- [Provided material]
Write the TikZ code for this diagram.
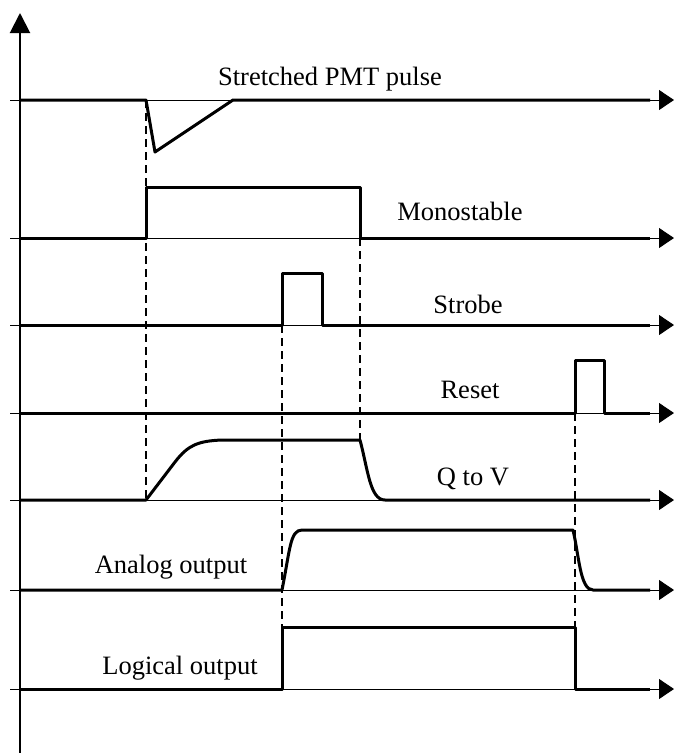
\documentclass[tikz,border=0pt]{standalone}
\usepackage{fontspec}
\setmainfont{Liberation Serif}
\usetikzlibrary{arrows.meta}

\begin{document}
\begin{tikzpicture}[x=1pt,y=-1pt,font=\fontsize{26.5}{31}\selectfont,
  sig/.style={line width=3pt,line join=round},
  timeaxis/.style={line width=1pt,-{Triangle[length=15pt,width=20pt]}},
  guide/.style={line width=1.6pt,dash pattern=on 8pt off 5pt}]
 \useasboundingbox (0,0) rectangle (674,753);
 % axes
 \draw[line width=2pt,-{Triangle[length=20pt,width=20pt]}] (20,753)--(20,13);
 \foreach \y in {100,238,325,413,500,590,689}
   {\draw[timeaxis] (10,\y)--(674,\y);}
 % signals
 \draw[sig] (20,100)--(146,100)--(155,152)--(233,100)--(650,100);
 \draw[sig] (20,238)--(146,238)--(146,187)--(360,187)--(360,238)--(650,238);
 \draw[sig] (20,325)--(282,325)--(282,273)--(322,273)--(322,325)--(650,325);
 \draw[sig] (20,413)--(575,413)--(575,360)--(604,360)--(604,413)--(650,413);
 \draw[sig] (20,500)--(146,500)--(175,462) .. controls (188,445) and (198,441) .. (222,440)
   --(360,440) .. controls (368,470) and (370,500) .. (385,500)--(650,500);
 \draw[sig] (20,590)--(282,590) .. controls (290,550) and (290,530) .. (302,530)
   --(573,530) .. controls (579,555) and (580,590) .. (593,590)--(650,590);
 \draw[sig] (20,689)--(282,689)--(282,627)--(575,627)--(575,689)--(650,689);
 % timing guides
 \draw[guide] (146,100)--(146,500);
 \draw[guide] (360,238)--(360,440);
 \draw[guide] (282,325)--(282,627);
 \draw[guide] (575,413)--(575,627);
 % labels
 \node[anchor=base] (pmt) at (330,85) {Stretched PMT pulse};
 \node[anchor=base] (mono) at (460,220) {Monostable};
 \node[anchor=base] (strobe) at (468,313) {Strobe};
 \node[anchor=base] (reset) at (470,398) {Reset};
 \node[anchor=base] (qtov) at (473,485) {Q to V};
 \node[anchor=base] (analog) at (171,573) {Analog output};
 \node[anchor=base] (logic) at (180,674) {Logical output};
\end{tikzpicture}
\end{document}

- [Written exercise]
Print the whole listing above once more, word for word, without its pictures.

- [Response]
Write the TikZ code for this diagram.
\documentclass[tikz,border=0pt]{standalone}
\usepackage{fontspec}
\setmainfont{Liberation Serif}
\usetikzlibrary{arrows.meta}

\begin{document}
\begin{tikzpicture}[x=1pt,y=-1pt,font=\fontsize{26.5}{31}\selectfont,
  sig/.style={line width=3pt,line join=round},
  timeaxis/.style={line width=1pt,-{Triangle[length=15pt,width=20pt]}},
  guide/.style={line width=1.6pt,dash pattern=on 8pt off 5pt}]
 \useasboundingbox (0,0) rectangle (674,753);
 % axes
 \draw[line width=2pt,-{Triangle[length=20pt,width=20pt]}] (20,753)--(20,13);
 \foreach \y in {100,238,325,413,500,590,689}
   {\draw[timeaxis] (10,\y)--(674,\y);}
 % signals
 \draw[sig] (20,100)--(146,100)--(155,152)--(233,100)--(650,100);
 \draw[sig] (20,238)--(146,238)--(146,187)--(360,187)--(360,238)--(650,238);
 \draw[sig] (20,325)--(282,325)--(282,273)--(322,273)--(322,325)--(650,325);
 \draw[sig] (20,413)--(575,413)--(575,360)--(604,360)--(604,413)--(650,413);
 \draw[sig] (20,500)--(146,500)--(175,462) .. controls (188,445) and (198,441) .. (222,440)
   --(360,440) .. controls (368,470) and (370,500) .. (385,500)--(650,500);
 \draw[sig] (20,590)--(282,590) .. controls (290,550) and (290,530) .. (302,530)
   --(573,530) .. controls (579,555) and (580,590) .. (593,590)--(650,590);
 \draw[sig] (20,689)--(282,689)--(282,627)--(575,627)--(575,689)--(650,689);
 % timing guides
 \draw[guide] (146,100)--(146,500);
 \draw[guide] (360,238)--(360,440);
 \draw[guide] (282,325)--(282,627);
 \draw[guide] (575,413)--(575,627);
 % labels
 \node[anchor=base] (pmt) at (330,85) {Stretched PMT pulse};
 \node[anchor=base] (mono) at (460,220) {Monostable};
 \node[anchor=base] (strobe) at (468,313) {Strobe};
 \node[anchor=base] (reset) at (470,398) {Reset};
 \node[anchor=base] (qtov) at (473,485) {Q to V};
 \node[anchor=base] (analog) at (171,573) {Analog output};
 \node[anchor=base] (logic) at (180,674) {Logical output};
\end{tikzpicture}
\end{document}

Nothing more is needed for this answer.